Модернизм пытался создать целостное мировоззрение из противоположностей: науки и «новой», светской религии, ориентации на старую традицию и разрыва с традицией ближайшей, интереса к глубинам человеческого сознания и воспевания поглощающей личность «массы».

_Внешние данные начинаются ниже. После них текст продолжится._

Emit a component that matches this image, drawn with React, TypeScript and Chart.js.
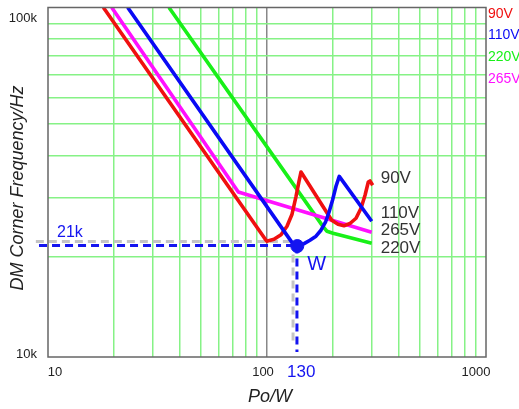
import React, { useEffect, useRef } from "react";
import { Chart, registerables } from "chart.js";
Chart.register(...registerables);

const yMax = 111500;
const xGridValues = [10, 20, 30, 40, 50, 60, 70, 80, 90, 100, 200, 300, 400, 500, 600, 700, 800, 900, 1000];
const yGridValues = [10000, 20000, 30000, 40000, 50000, 60000, 70000, 80000, 90000, 100000];
const xTickLabels = ["10", "100", "1000"];
const yTickLabels = ["10k", "100k"];
const seriesNames = ["90V", "110V", "220V", "265V"];
const seriesColors = ["#f01010", "#0a0af5", "#18f018", "#ff10ff"];

const red90X = [17.9, 99.7, 107.6, 115.9, 123.4, 130.1, 135.7, 140.0, 143.0, 197.5, 211.0, 224.7, 239.3, 255.0, 268.7, 280.3, 290.1, 295.3, 303.8];
const red90Y = [yMax, 22230, 22540, 23250, 24650, 26780, 30310, 33600, 35840, 25700, 24990, 24740, 25120, 26050, 27910, 30520, 33450, 33700, 32700];

const blue110X = [23.12, 132.1, 138.6, 147.6, 157.1, 167.4, 176.4, 184.9, 191.9, 199.1, 206.6, 213.8, 300.7];
const blue110Y = [yMax, 21710, 21410, 21860, 22390, 23010, 23980, 25340, 27150, 29490, 32480, 34780, 25510];

const green220X = [35.68, 180.7, 187.9, 200.2, 300.7];
const green220Y = [yMax, 24540, 23820, 23490, 21930];

const mag265X = [19.54, 73.95, 300.7];
const mag265Y = [yMax, 31220, 23660];

const wPointX = 137.5;
const wPointY = 21500;
const blueDashH = [[9.1, 21600], [137, 21600]];
const blueDashV = [[137, 21600], [137, 10350]];
const grayDashH = [[8.8, 22200], [131.5, 22200]];
const grayDashV = [[131.5, 22200], [131.5, 10860]];

const curveLabels = ["90V", "110V", "265V", "220V"];
const annoX = "130";
const annoY = "21k";
const annoW = "W";
const xTitle = "Po/W";
const yTitle = "DM Corner Frequency/Hz";

const zip = (xs: number[], ys: number[]) => xs.map((x, i) => ({ x, y: ys[i] }));
const pairs = (p: number[][]) => p.map(([x, y]) => ({ x, y }));

const FONT = "'Liberation Sans', Arial, sans-serif";
const GRID_GREEN = "#86f286";

export default function App() {
  const ref = useRef<HTMLCanvasElement | null>(null);
  useEffect(() => {
    if (!ref.current) return;
    const overlay = {
      id: "overlay",
      afterDraw(chart: any) {
        const { ctx, chartArea } = chart;
        const xs = chart.scales.x;
        const ys = chart.scales.y;
        ctx.save();
        ctx.strokeStyle = "#666";
        ctx.lineWidth = 1.5;
        ctx.strokeRect(chartArea.left, chartArea.top, chartArea.right - chartArea.left, chartArea.bottom - chartArea.top);
        ctx.fillStyle = "#222";
        ctx.font = `13px ${FONT}`;
        ctx.textBaseline = "middle";
        ctx.textAlign = "center";
        const xOff = [7, -4, -10];
        [10, 100, 1000].forEach((v, i) => {
          ctx.fillText(xTickLabels[i], xs.getPixelForValue(v) + xOff[i], chartArea.bottom + 15);
        });
        ctx.textAlign = "right";
        ctx.fillText(yTickLabels[0], chartArea.left - 11, ys.getPixelForValue(10000) - 3);
        ctx.fillText(yTickLabels[1], chartArea.left - 11, ys.getPixelForValue(100000) - 5);
        ctx.fillStyle = "#222";
        ctx.font = `italic 18px ${FONT}`;
        ctx.textAlign = "center";
        ctx.fillText(xTitle, xs.getPixelForValue(100) + 3, chartArea.bottom + 40);
        ctx.save();
        ctx.translate(18, 188);
        ctx.rotate(-Math.PI / 2);
        ctx.fillText(yTitle, 0, 0);
        ctx.restore();
        ctx.font = `14px ${FONT}`;
        ctx.textAlign = "left";
        seriesNames.forEach((n, i) => {
          ctx.fillStyle = seriesColors[i];
          ctx.fillText(n, chartArea.right + 2, 14 + i * 21.6);
        });
        ctx.fillStyle = "#333";
        ctx.font = `17px ${FONT}`;
        const lx = xs.getPixelForValue(300.7) + 9;
        const ly = [178, 213, 230, 248];
        curveLabels.forEach((t, i) => ctx.fillText(t, lx, ly[i]));
        ctx.fillStyle = "#1414f0";
        ctx.font = `16px ${FONT}`;
        ctx.fillText(annoY, 57, ys.getPixelForValue(21600) - 13);
        ctx.font = `20px ${FONT}`;
        ctx.fillText(annoW, xs.getPixelForValue(wPointX) + 10, ys.getPixelForValue(wPointY) + 18);
        ctx.font = `17px ${FONT}`;
        ctx.textAlign = "center";
        ctx.fillText(annoX, xs.getPixelForValue(wPointX) + 4, chartArea.bottom + 15);
        ctx.restore();
      },
    };
    const lineDs = (data: any[], color: string, order: number) => ({
      data,
      borderColor: color,
      backgroundColor: color,
      borderWidth: 3.6,
      pointRadius: 0,
      tension: 0,
      fill: false,
      borderJoinStyle: "round" as any,
      order,
    });
    const dashDs = (data: any[], color: string, order: number) => ({
      data,
      borderColor: color,
      borderWidth: 3,
      borderDash: [8, 5],
      pointRadius: 0,
      fill: false,
      clip: false as any,
      order,
    });
    const chart = new Chart(ref.current, {
      type: "line",
      data: {
        datasets: [
          dashDs(pairs(grayDashH), "#c4c4c4", 8),
          dashDs(pairs(grayDashV), "#c4c4c4", 8),
          dashDs(pairs(blueDashH), "#1414f0", 7),
          dashDs(pairs(blueDashV), "#1414f0", 7),
          lineDs(zip(green220X, green220Y), seriesColors[2], 5),
          lineDs(zip(mag265X, mag265Y), seriesColors[3], 4),
          lineDs(zip(red90X, red90Y), seriesColors[0], 3),
          lineDs(zip(blue110X, blue110Y), seriesColors[1], 2),
          {
            data: [{ x: wPointX, y: wPointY }],
            borderColor: "#1414f0",
            backgroundColor: "#1414f0",
            pointRadius: 6.5,
            showLine: false,
            order: 1,
          } as any,
        ],
      },
      options: {
        responsive: false,
        animation: false,
        layout: { padding: { left: 48, right: 33, top: 7, bottom: 52 } },
        plugins: { legend: { display: false }, tooltip: { enabled: false } },
        scales: {
          x: {
            type: "logarithmic",
            min: 10,
            max: 1000,
            afterBuildTicks: (s: any) => {
              s.ticks = xGridValues.map((v) => ({ value: v }));
            },
            ticks: { display: false },
            border: { display: false },
            grid: {
              drawTicks: false,
              lineWidth: 1.5,
              color: (c: any) => {
                const v = c.tick && c.tick.value;
                if (v === 10 || v === 1000) return "rgba(0,0,0,0)";
                if (v === 100) return "#888";
                return GRID_GREEN;
              },
            },
          },
          y: {
            type: "logarithmic",
            min: 10000,
            max: yMax,
            afterBuildTicks: (s: any) => {
              s.ticks = yGridValues.map((v) => ({ value: v }));
            },
            ticks: { display: false },
            border: { display: false },
            grid: {
              drawTicks: false,
              lineWidth: 1.5,
              color: (c: any) => {
                const v = c.tick && c.tick.value;
                if (v === 10000) return "rgba(0,0,0,0)";
                return GRID_GREEN;
              },
            },
          },
        },
      },
      plugins: [overlay],
    });
    return () => chart.destroy();
  }, []);
  return (
    <div style={{ position: "absolute", left: 0, top: 0, width: 519, height: 409, background: "#fff" }}>
      <canvas ref={ref} width={519} height={409} style={{ width: 519, height: 409 }} />
    </div>
  );
}
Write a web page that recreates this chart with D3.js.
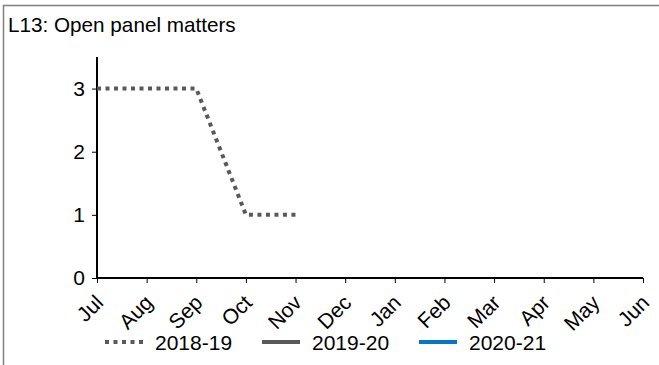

Модернистский круг интересов и комплекс мотивов хорошо представляет поэма Андрея Белого «Первое свидание» (1921), в которой он вспоминает начало века, времена своей юности.
Передо мною мир стоит
Мифологической проблемой:
Мне Менделеев говорит
Периодической системой;
Соединяет разум мой
Законы Бойля, Ван-дер-Вальса —
Со снами веющего вальса,
С богами зреющею тьмой:
Я вижу огненное море
Кипящих веществом существ;
Сижу в дыму лабораторий
Над разложением веществ.
<…>
– «Мир – взлетит!» —
Сказал, взрываясь, Фридрих Нитче…
Мир – рвался в опытах Кюри
Атомной, лопнувшею бомбой
На электронные струи
Невоплощенной гекатомбой;
Я – сын эфира, Человек, —
Свиваю со стези надмирной
Своей порфирою эфирной
За миром мир, за веком век.
Из непотухнувшего гула,
Взметая брызги, взвой огня,
Волною музыки меня
Стихия жизни оплеснула:
Из летаргического сна
В разрыв трагической культуры,
Где бездна гибельна (без дна!),
Я ахнув, рухнул в сумрак хмурый…
«Мифологическая проблема» в поэме Белого находит попытку разрешения в области современной науки. Его бездна, в отличие от тютчевской, носит совсем иной, модернистский, характер, обосновывается не мифологическими представлениями, а научными гипотезами. Но об открытиях начала века Белый рассказывает на затрудненном, полном темных метафор, задыхающемся поэтическом языке.
На модернизме исследование мира, рвущегося в опытах Кюри и взлетающего в философии Ницше, не заканчивается. Следующий шаг к бездне (или в бездну) делает авангард.